It seems only yesterday that the guys in charge in Islamabad were high-fiving and congratulating themselves on their guile. They had played a double game with the United States in Afghanistan for twenty years and finally won. Joe Biden was slinking away. Afghanistan would be a client state of Pakistan and a useful ally in the contest with India for supremacy in South Asia.
Only a matter of months later that whole strategy doesn’t seem so clever. The Pakistani Taliban have declared war on Islamabad and promised to wage jihad until Islamabad is the capital of a new Islamic Emirate. The Taliban in Afghanistan and Pakistan have formally united under one banner.
And this is not just ‘talk’ or posturing. Things are heating up. People are dying. A full-scale war may be in the offing.
Cross-border attacks from Afghanistan have escalated dramatically. Pakistan’s Foreign Ministry has admitted that the attacks are targeting Pakistani security forces and are being launched from bases inside Afghanistan.
On April 14, seven Pakistani soldiers were killed in the border area of North Waziristan. According to a Pakistani military statement, a Pakistani military convoy near the Afghan border was ambushed, triggering an intense shoot-out in which seven soldiers and four members of the armed group were killed.
Days ago, the Pakistanis responded with force. They fired rockets at targets inside Afghanistan and launched air strikes as well. According to some reports, at least one drone was also used by the Pakistanis and the targets inside Afghanistan were Taliban commanders.
The Taliban responded to the Pakistani attacks by summoning Pakistan’s ambassador to Kabul to protest. On April 17, Shabir Ahmad Osmani, director of information and culture in the Afghan province of Khost, told AFP that “41 civilians, mainly women, and children, were killed and 22 others were wounded in airstrikes by Pakistani forces near the Durand line in Khost Province.” The death toll is expected to climb.
So far this year, 155 people have been killed in Taliban attacks in Pakistan, compared with 68 last year.
The Taliban deny harboring Pakistani armed fighters but are also enraged by a fence Islamabad is erecting along the two countries’ 2,700km (1,680-mile) shared border.
Pakistan’s military said last week that 128 armed fighters have been killed in the region bordering Afghanistan since January. During the same period, the Pakistanis acknowledged losing 100 soldiers in confrontations with armed militants.
All parties claim they want an end to the fighting, but the rhetoric continues to escalate.
"We want to tell the Pakistani army that every war has a principle and Pakistan has violated every principle of war up to date. We challenge the Pakistan army to fight us in the battlefield instead of bombing oppressed people and refugee camps," the media quoted Pakistani Taliban spokesman Muhammad Khurasani as saying on Saturday.
“The defeat of the United States eight months ago was a good lesson to aggressors who want to disrespect Afghanistan’s territory and freedom,” Taliban Deputy Information Minister Zabihullah Mujahid said just days ago.

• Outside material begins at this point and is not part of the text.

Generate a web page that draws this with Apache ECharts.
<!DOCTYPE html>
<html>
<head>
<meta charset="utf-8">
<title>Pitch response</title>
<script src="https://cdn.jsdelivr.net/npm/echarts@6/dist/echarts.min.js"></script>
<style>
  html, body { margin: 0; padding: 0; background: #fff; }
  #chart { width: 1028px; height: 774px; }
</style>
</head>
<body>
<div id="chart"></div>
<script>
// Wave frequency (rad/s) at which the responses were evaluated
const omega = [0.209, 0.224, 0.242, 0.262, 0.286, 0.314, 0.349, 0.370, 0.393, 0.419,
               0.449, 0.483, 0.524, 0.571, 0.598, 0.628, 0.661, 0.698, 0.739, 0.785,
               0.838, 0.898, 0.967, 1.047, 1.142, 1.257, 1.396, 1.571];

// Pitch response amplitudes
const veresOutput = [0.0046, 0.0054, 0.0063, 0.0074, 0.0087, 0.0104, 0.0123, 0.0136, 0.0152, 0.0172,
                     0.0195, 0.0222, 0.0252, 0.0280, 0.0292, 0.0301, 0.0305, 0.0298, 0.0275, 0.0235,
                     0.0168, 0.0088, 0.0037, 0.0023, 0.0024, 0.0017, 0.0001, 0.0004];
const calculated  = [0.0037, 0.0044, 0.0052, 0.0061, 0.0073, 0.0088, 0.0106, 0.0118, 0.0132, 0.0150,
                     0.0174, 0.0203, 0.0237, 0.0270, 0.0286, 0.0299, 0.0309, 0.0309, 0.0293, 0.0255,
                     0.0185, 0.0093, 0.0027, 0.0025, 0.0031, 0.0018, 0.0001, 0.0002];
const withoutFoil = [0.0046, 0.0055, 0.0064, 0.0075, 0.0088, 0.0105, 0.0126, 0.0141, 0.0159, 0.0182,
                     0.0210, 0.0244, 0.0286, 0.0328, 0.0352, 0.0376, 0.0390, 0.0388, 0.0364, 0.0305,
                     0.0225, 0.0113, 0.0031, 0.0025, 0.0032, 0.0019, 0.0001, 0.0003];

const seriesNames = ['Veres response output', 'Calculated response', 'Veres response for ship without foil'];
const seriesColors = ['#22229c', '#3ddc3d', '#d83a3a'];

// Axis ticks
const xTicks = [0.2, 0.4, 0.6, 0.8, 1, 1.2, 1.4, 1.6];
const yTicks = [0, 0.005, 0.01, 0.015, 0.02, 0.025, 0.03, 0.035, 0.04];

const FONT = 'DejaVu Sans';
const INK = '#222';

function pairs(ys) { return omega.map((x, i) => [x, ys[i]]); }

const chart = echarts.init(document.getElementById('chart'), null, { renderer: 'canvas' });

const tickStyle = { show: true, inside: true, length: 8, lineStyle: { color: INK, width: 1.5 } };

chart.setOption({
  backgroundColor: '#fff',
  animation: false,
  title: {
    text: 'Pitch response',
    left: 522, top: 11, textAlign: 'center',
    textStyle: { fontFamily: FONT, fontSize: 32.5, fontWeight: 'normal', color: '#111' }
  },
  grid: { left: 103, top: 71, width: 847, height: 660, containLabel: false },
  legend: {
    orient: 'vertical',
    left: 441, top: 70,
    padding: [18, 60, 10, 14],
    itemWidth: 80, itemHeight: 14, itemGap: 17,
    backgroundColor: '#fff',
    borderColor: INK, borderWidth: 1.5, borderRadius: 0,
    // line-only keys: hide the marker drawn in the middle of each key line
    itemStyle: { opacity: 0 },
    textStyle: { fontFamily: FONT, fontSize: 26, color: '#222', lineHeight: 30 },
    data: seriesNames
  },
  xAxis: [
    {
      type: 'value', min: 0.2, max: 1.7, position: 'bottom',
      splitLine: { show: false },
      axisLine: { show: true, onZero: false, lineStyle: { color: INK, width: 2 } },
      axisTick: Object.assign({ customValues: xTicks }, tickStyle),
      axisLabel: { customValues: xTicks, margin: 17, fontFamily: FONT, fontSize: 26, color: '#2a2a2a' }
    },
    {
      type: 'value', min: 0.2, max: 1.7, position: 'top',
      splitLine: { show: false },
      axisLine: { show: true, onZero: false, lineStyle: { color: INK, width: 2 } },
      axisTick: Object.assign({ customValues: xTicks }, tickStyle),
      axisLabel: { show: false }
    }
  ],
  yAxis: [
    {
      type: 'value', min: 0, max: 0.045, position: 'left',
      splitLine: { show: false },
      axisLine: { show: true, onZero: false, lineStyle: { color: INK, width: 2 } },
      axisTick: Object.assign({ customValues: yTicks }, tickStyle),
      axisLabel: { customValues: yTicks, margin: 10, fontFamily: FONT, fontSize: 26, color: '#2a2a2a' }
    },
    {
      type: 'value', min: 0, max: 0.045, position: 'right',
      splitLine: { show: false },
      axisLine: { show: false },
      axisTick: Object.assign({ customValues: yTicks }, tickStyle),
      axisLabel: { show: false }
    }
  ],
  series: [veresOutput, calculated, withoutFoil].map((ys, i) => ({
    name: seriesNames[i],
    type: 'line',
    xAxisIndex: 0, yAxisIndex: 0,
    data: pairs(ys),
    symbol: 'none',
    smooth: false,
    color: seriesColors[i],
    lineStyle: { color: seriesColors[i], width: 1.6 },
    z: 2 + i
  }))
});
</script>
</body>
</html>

The Pakistanis for their part seem to think that they can ramp up the pressure on Kabul and compel the Taliban there to control their allies in the Pakistani Taliban. The success of that strategy seems doubtful. The new rulers in Kabul are riding high, flush with all the weapons they can use and dedicated to jihad. Islamabad may have thought the holy warriors in Kabul would compromise and settle for coexistence. That does not seem to be in the cards at all.
“The idea that the Taliban would rein in TTP (Pakistani Taliban) strikes me as a delusion,” said Gautam Mukhopadhaya, a former Indian ambassador to Afghanistan, Syria, and Myanmar and a senior visiting fellow at New Delhi-based research group the Centre for Policy Research recently. “Ties of blood and belief are thicker than marriages of conveniences.”
The Pashtuns at the heart of the Taliban in both Afghanistan and Pakistan view themselves as one people. They have never really recognized the border between Afghanistan and Pakistan anyway. They are also united by their dedication to the waging of war to spread the Islamic faith. Pakistan may have been a useful ally in the war against America. Now it is just the next target.
The Pakistanis are learning what will prove to be a very painful lesson. When you play with matches you get burned, and it is Islamabad’s turn to get torched.
Query whether we are approaching an Archduke Ferdinand moment ... or if we have already had it?